=== Goal ===
Copy the data exactly as it appears, and do not include any pictures.
━━━
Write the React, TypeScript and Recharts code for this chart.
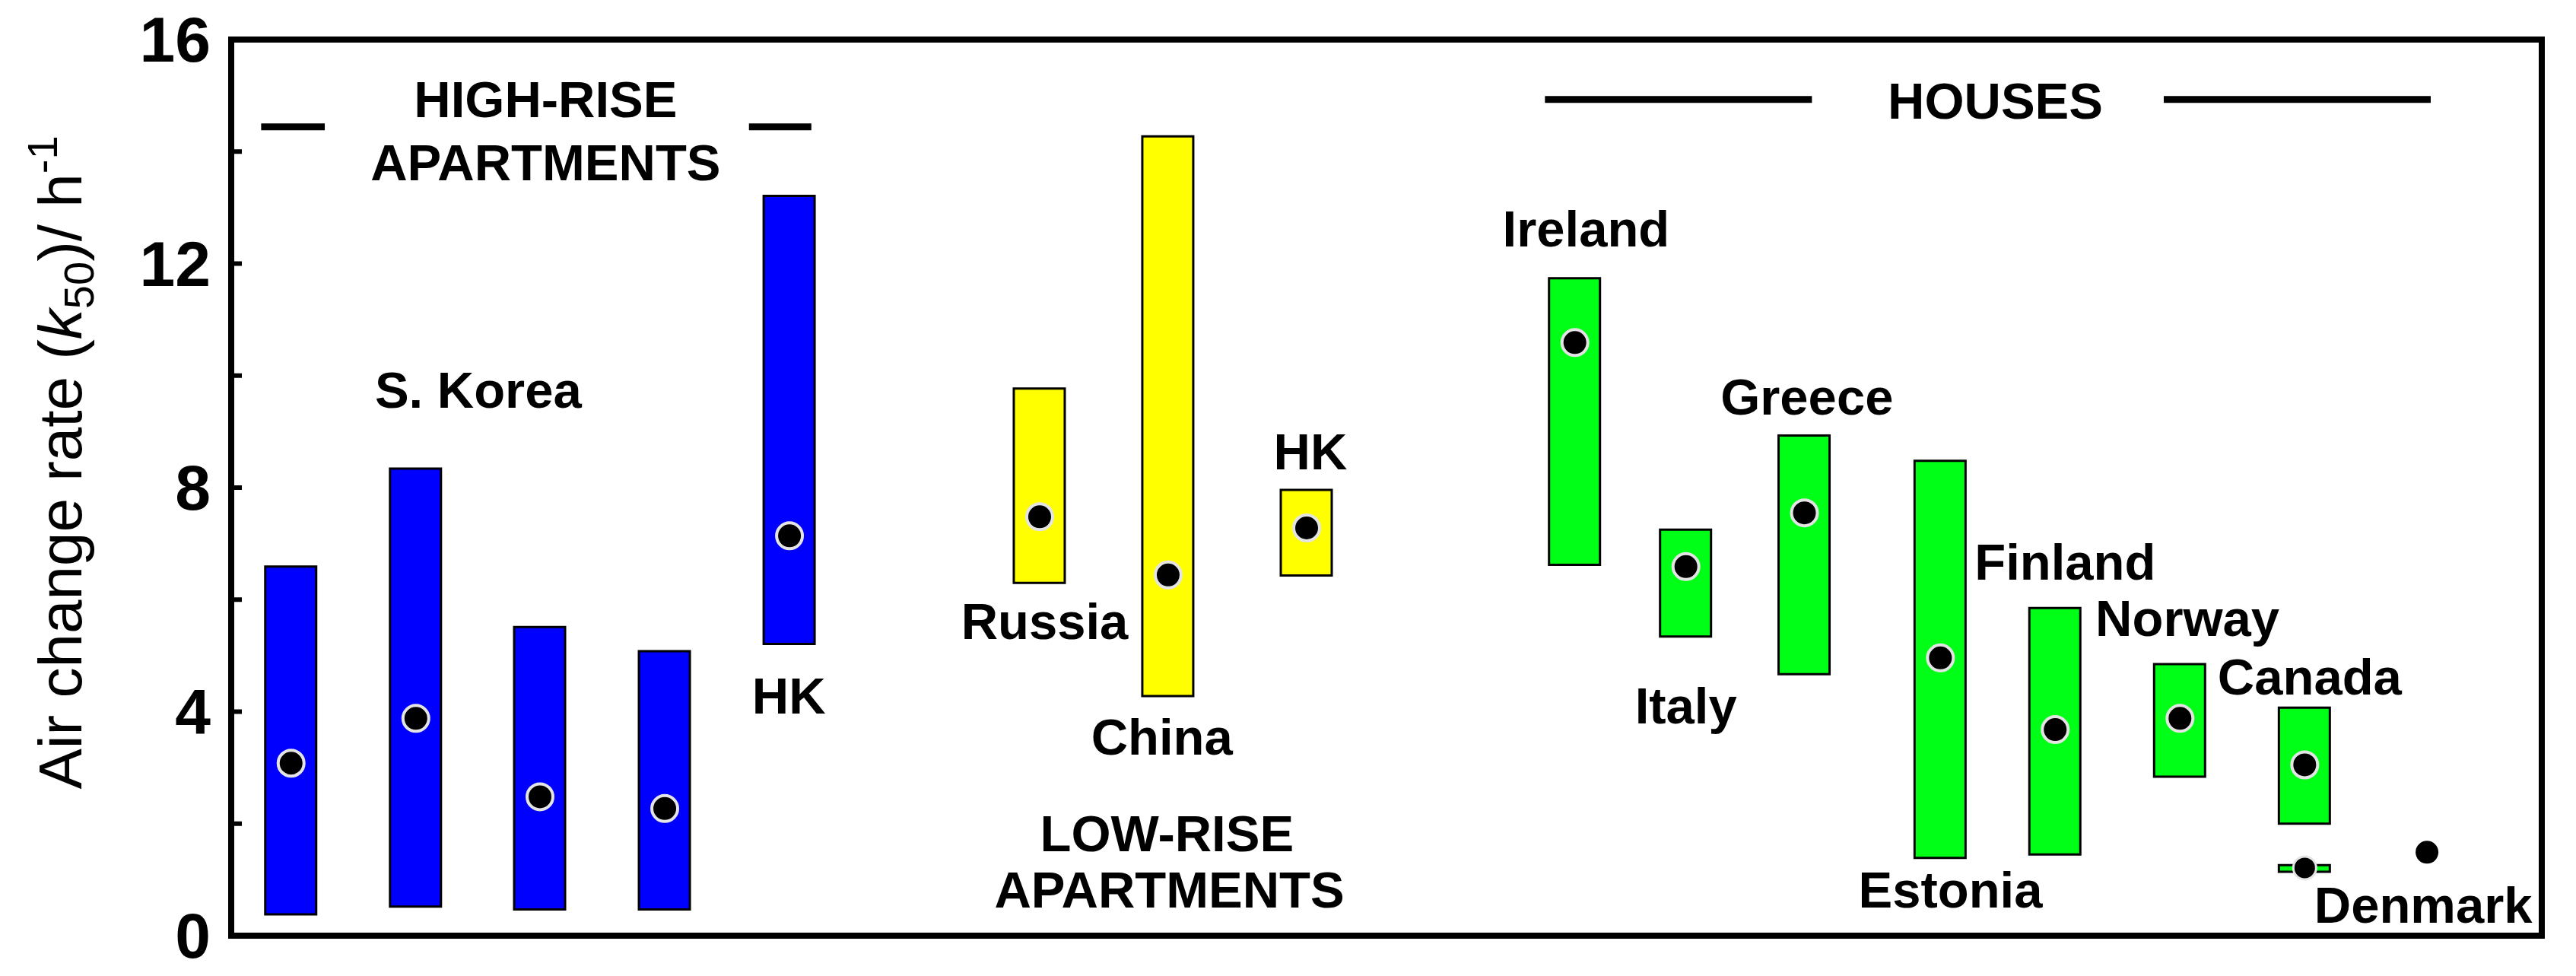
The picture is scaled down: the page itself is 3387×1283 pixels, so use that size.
import React from "react";
import { ComposedChart, Bar, Scatter, XAxis, YAxis, ReferenceLine, ReferenceArea, Cell } from "recharts";

// measured sites (x = position along the unlabelled horizontal axis)
const sites = [
  "S. Korea 1", "S. Korea 2", "S. Korea 3", "S. Korea 4", "HK high-rise",
  "Russia", "China", "HK low-rise",
  "Ireland", "Italy", "Greece", "Estonia", "Finland", "Norway", "Canada",
];
const groups = [
  "high", "high", "high", "high", "high",
  "low", "low", "low",
  "house", "house", "house", "house", "house", "house", "house",
];
const xPos = [0.48, 1.48, 2.475, 3.475, 4.475, 6.48, 7.51, 8.62, 10.77, 11.66, 12.61, 13.7, 14.62, 15.62, 16.62];
const lows = [0.38, 0.52, 0.47, 0.47, 5.21, 6.3, 4.28, 6.43, 6.62, 5.34, 4.67, 1.39, 1.45, 2.84, 2.0];
const highs = [6.59, 8.34, 5.51, 5.08, 13.21, 9.77, 14.27, 7.96, 11.74, 7.25, 8.93, 8.48, 5.85, 4.85, 4.07];
const means = [3.08, 3.88, 2.48, 2.27, 7.14, 7.48, 6.44, 7.28, 10.59, 6.59, 7.55, 4.96, 3.68, 3.88, 3.05];

// Denmark: a very narrow range under Canada plus a single point
const denmarkX = [16.62, 17.6];
const denmarkMean = [1.21, 1.49];
const denmarkRange = [1.14, 1.26];

const labelTexts = [
  "HIGH-RISE", "APARTMENTS", "S. Korea", "HK",
  "Russia", "China", "HK", "LOW-RISE", "APARTMENTS",
  "HOUSES", "Ireland", "Italy", "Greece", "Estonia", "Finland", "Norway", "Canada", "Denmark",
];
const labelX = [2.52, 2.52, 1.98, 4.47, 6.52, 7.46, 8.65, 7.5, 7.52, 14.14, 10.86, 11.66, 12.63, 13.78, 14.7, 15.68, 16.66, 17.57];
const labelY = [14.61, 13.49, 9.42, 3.97, 5.3, 3.23, 8.33, 1.51, 0.5, 14.59, 12.31, 3.79, 9.31, 0.5, 6.36, 5.35, 4.31, 0.23];

// group header rules [x1, x2, y]
const headerRules = [
  [0.24, 0.75, 14.44],
  [4.15, 4.65, 14.44],
  [10.53, 12.67, 14.93],
  [15.49, 17.63, 14.93],
];

const yTicks = [0, 2, 4, 6, 8, 10, 12, 14, 16];
const X_DOMAIN = [0, 18.52];
const Y_DOMAIN = [0, 16];

const groupColors: Record<string, string> = { high: "#0000ff", low: "#ffff00", house: "#00ff17" };
const FONT = "'Liberation Sans', Arial, sans-serif";

const data = sites.map((site, i) => ({
  site,
  group: groups[i],
  x: xPos[i],
  range: [lows[i], highs[i]],
  mean: means[i],
  dk: site === "Canada" ? denmarkRange : undefined,
}));
const denmarkPts = denmarkX.map((x, i) => ({ x, y: denmarkMean[i], ringed: i === 0 }));
const labels = labelTexts.map((text, i) => ({ text, x: labelX[i], y: labelY[i] }));

const frame = { stroke: "#000", strokeWidth: 8, strokeLinecap: "square" as const };

const YTick = ({ x, y, payload }: any) => (
  <g>
    <line x1={x + 27} x2={x + 41} y1={y} y2={y} stroke="#000" strokeWidth={6} />
    {payload.value % 4 === 0 && (
      <text x={x} y={y} textAnchor="end" dominantBaseline="central" fontFamily={FONT}
        fontWeight="bold" fontSize={84} fill="#000">
        {payload.value}
      </text>
    )}
  </g>
);

const AxisTitle = () => (
  <text transform="translate(107,608) rotate(-90)" textAnchor="middle" fontFamily={FONT} fontSize={80} fill="#000">
    Air change rate (<tspan fontStyle="italic">k</tspan>
    <tspan dy={16} fontSize={56}>50</tspan>
    <tspan dy={-16}>)/ h</tspan>
    <tspan dy={-32} fontSize={56}>-1</tspan>
  </text>
);

const MeanDot = ({ cx, cy }: any) => (
  <circle cx={cx} cy={cy} r={17} fill="#000" stroke="#e4e4e4" strokeWidth={4} />
);

const DenmarkDot = ({ cx, cy, payload }: any) => (
  <circle cx={cx} cy={cy} r={15} fill="#000" stroke={payload.ringed ? "#e4e4e4" : "none"} strokeWidth={3} />
);

const LabelText = ({ cx, cy, payload }: any) => (
  <text x={cx} y={cy} textAnchor="middle" fontFamily={FONT} fontWeight="bold" fontSize={67} fill="#000">
    {payload.text}
  </text>
);

export default function App() {
  return (
    <div style={{ position: "absolute", left: 0, top: 0, background: "#fff" }}>
      <ComposedChart width={3387} height={1283} data={data} margin={{ top: 52, right: 45, bottom: 53, left: 0 }}>
        <XAxis dataKey="x" type="number" domain={X_DOMAIN} height={0} tick={false} tickLine={false} axisLine={frame} />
        <XAxis xAxisId="top" orientation="top" dataKey="x" type="number" domain={X_DOMAIN} hide />
        <XAxis xAxisId="pts" dataKey="x" type="number" domain={X_DOMAIN} hide />
        <YAxis type="number" domain={Y_DOMAIN} ticks={yTicks} width={304} tickSize={0} tickMargin={27}
          tickLine={false} axisLine={frame} tick={<YTick />} label={<AxisTitle />} interval={0} />

        {/* plot frame */}
        <ReferenceArea x1={X_DOMAIN[0]} x2={X_DOMAIN[1]} y1={Y_DOMAIN[0]} y2={Y_DOMAIN[1]}
          fill="none" fillOpacity={0} stroke="#000" strokeWidth={8} strokeOpacity={1} />

        {headerRules.map(([x1, x2, y], i) => (
          <ReferenceLine key={i} segment={[{ x: x1, y }, { x: x2, y }]} stroke="#000" strokeWidth={9} />
        ))}

        <Bar dataKey="range" barSize={67} stroke="#000" strokeWidth={3} isAnimationActive={false}>
          {data.map((d, i) => (
            <Cell key={i} fill={groupColors[d.group]} />
          ))}
        </Bar>
        <Bar xAxisId="top" dataKey="dk" barSize={67} fill={groupColors.house} stroke="#000" strokeWidth={3}
          isAnimationActive={false} />
        <Scatter dataKey="mean" shape={<MeanDot />} isAnimationActive={false} />
        <Scatter xAxisId="pts" data={denmarkPts} dataKey="y" shape={<DenmarkDot />} isAnimationActive={false} />
        <Scatter xAxisId="pts" data={labels} dataKey="y" shape={<LabelText />} isAnimationActive={false} />
      </ComposedChart>
    </div>
  );
}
━━━
=== Solution for this exercise ===
Write the React, TypeScript and Recharts code for this chart.
The picture is scaled down: the page itself is 3387×1283 pixels, so use that size.
import React from "react";
import { ComposedChart, Bar, Scatter, XAxis, YAxis, ReferenceLine, ReferenceArea, Cell } from "recharts";

// measured sites (x = position along the unlabelled horizontal axis)
const sites = [
  "S. Korea 1", "S. Korea 2", "S. Korea 3", "S. Korea 4", "HK high-rise",
  "Russia", "China", "HK low-rise",
  "Ireland", "Italy", "Greece", "Estonia", "Finland", "Norway", "Canada",
];
const groups = [
  "high", "high", "high", "high", "high",
  "low", "low", "low",
  "house", "house", "house", "house", "house", "house", "house",
];
const xPos = [0.48, 1.48, 2.475, 3.475, 4.475, 6.48, 7.51, 8.62, 10.77, 11.66, 12.61, 13.7, 14.62, 15.62, 16.62];
const lows = [0.38, 0.52, 0.47, 0.47, 5.21, 6.3, 4.28, 6.43, 6.62, 5.34, 4.67, 1.39, 1.45, 2.84, 2.0];
const highs = [6.59, 8.34, 5.51, 5.08, 13.21, 9.77, 14.27, 7.96, 11.74, 7.25, 8.93, 8.48, 5.85, 4.85, 4.07];
const means = [3.08, 3.88, 2.48, 2.27, 7.14, 7.48, 6.44, 7.28, 10.59, 6.59, 7.55, 4.96, 3.68, 3.88, 3.05];

// Denmark: a very narrow range under Canada plus a single point
const denmarkX = [16.62, 17.6];
const denmarkMean = [1.21, 1.49];
const denmarkRange = [1.14, 1.26];

const labelTexts = [
  "HIGH-RISE", "APARTMENTS", "S. Korea", "HK",
  "Russia", "China", "HK", "LOW-RISE", "APARTMENTS",
  "HOUSES", "Ireland", "Italy", "Greece", "Estonia", "Finland", "Norway", "Canada", "Denmark",
];
const labelX = [2.52, 2.52, 1.98, 4.47, 6.52, 7.46, 8.65, 7.5, 7.52, 14.14, 10.86, 11.66, 12.63, 13.78, 14.7, 15.68, 16.66, 17.57];
const labelY = [14.61, 13.49, 9.42, 3.97, 5.3, 3.23, 8.33, 1.51, 0.5, 14.59, 12.31, 3.79, 9.31, 0.5, 6.36, 5.35, 4.31, 0.23];

// group header rules [x1, x2, y]
const headerRules = [
  [0.24, 0.75, 14.44],
  [4.15, 4.65, 14.44],
  [10.53, 12.67, 14.93],
  [15.49, 17.63, 14.93],
];

const yTicks = [0, 2, 4, 6, 8, 10, 12, 14, 16];
const X_DOMAIN = [0, 18.52];
const Y_DOMAIN = [0, 16];

const groupColors: Record<string, string> = { high: "#0000ff", low: "#ffff00", house: "#00ff17" };
const FONT = "'Liberation Sans', Arial, sans-serif";

const data = sites.map((site, i) => ({
  site,
  group: groups[i],
  x: xPos[i],
  range: [lows[i], highs[i]],
  mean: means[i],
  dk: site === "Canada" ? denmarkRange : undefined,
}));
const denmarkPts = denmarkX.map((x, i) => ({ x, y: denmarkMean[i], ringed: i === 0 }));
const labels = labelTexts.map((text, i) => ({ text, x: labelX[i], y: labelY[i] }));

const frame = { stroke: "#000", strokeWidth: 8, strokeLinecap: "square" as const };

const YTick = ({ x, y, payload }: any) => (
  <g>
    <line x1={x + 27} x2={x + 41} y1={y} y2={y} stroke="#000" strokeWidth={6} />
    {payload.value % 4 === 0 && (
      <text x={x} y={y} textAnchor="end" dominantBaseline="central" fontFamily={FONT}
        fontWeight="bold" fontSize={84} fill="#000">
        {payload.value}
      </text>
    )}
  </g>
);

const AxisTitle = () => (
  <text transform="translate(107,608) rotate(-90)" textAnchor="middle" fontFamily={FONT} fontSize={80} fill="#000">
    Air change rate (<tspan fontStyle="italic">k</tspan>
    <tspan dy={16} fontSize={56}>50</tspan>
    <tspan dy={-16}>)/ h</tspan>
    <tspan dy={-32} fontSize={56}>-1</tspan>
  </text>
);

const MeanDot = ({ cx, cy }: any) => (
  <circle cx={cx} cy={cy} r={17} fill="#000" stroke="#e4e4e4" strokeWidth={4} />
);

const DenmarkDot = ({ cx, cy, payload }: any) => (
  <circle cx={cx} cy={cy} r={15} fill="#000" stroke={payload.ringed ? "#e4e4e4" : "none"} strokeWidth={3} />
);

const LabelText = ({ cx, cy, payload }: any) => (
  <text x={cx} y={cy} textAnchor="middle" fontFamily={FONT} fontWeight="bold" fontSize={67} fill="#000">
    {payload.text}
  </text>
);

export default function App() {
  return (
    <div style={{ position: "absolute", left: 0, top: 0, background: "#fff" }}>
      <ComposedChart width={3387} height={1283} data={data} margin={{ top: 52, right: 45, bottom: 53, left: 0 }}>
        <XAxis dataKey="x" type="number" domain={X_DOMAIN} height={0} tick={false} tickLine={false} axisLine={frame} />
        <XAxis xAxisId="top" orientation="top" dataKey="x" type="number" domain={X_DOMAIN} hide />
        <XAxis xAxisId="pts" dataKey="x" type="number" domain={X_DOMAIN} hide />
        <YAxis type="number" domain={Y_DOMAIN} ticks={yTicks} width={304} tickSize={0} tickMargin={27}
          tickLine={false} axisLine={frame} tick={<YTick />} label={<AxisTitle />} interval={0} />

        {/* plot frame */}
        <ReferenceArea x1={X_DOMAIN[0]} x2={X_DOMAIN[1]} y1={Y_DOMAIN[0]} y2={Y_DOMAIN[1]}
          fill="none" fillOpacity={0} stroke="#000" strokeWidth={8} strokeOpacity={1} />

        {headerRules.map(([x1, x2, y], i) => (
          <ReferenceLine key={i} segment={[{ x: x1, y }, { x: x2, y }]} stroke="#000" strokeWidth={9} />
        ))}

        <Bar dataKey="range" barSize={67} stroke="#000" strokeWidth={3} isAnimationActive={false}>
          {data.map((d, i) => (
            <Cell key={i} fill={groupColors[d.group]} />
          ))}
        </Bar>
        <Bar xAxisId="top" dataKey="dk" barSize={67} fill={groupColors.house} stroke="#000" strokeWidth={3}
          isAnimationActive={false} />
        <Scatter dataKey="mean" shape={<MeanDot />} isAnimationActive={false} />
        <Scatter xAxisId="pts" data={denmarkPts} dataKey="y" shape={<DenmarkDot />} isAnimationActive={false} />
        <Scatter xAxisId="pts" data={labels} dataKey="y" shape={<LabelText />} isAnimationActive={false} />
      </ComposedChart>
    </div>
  );
}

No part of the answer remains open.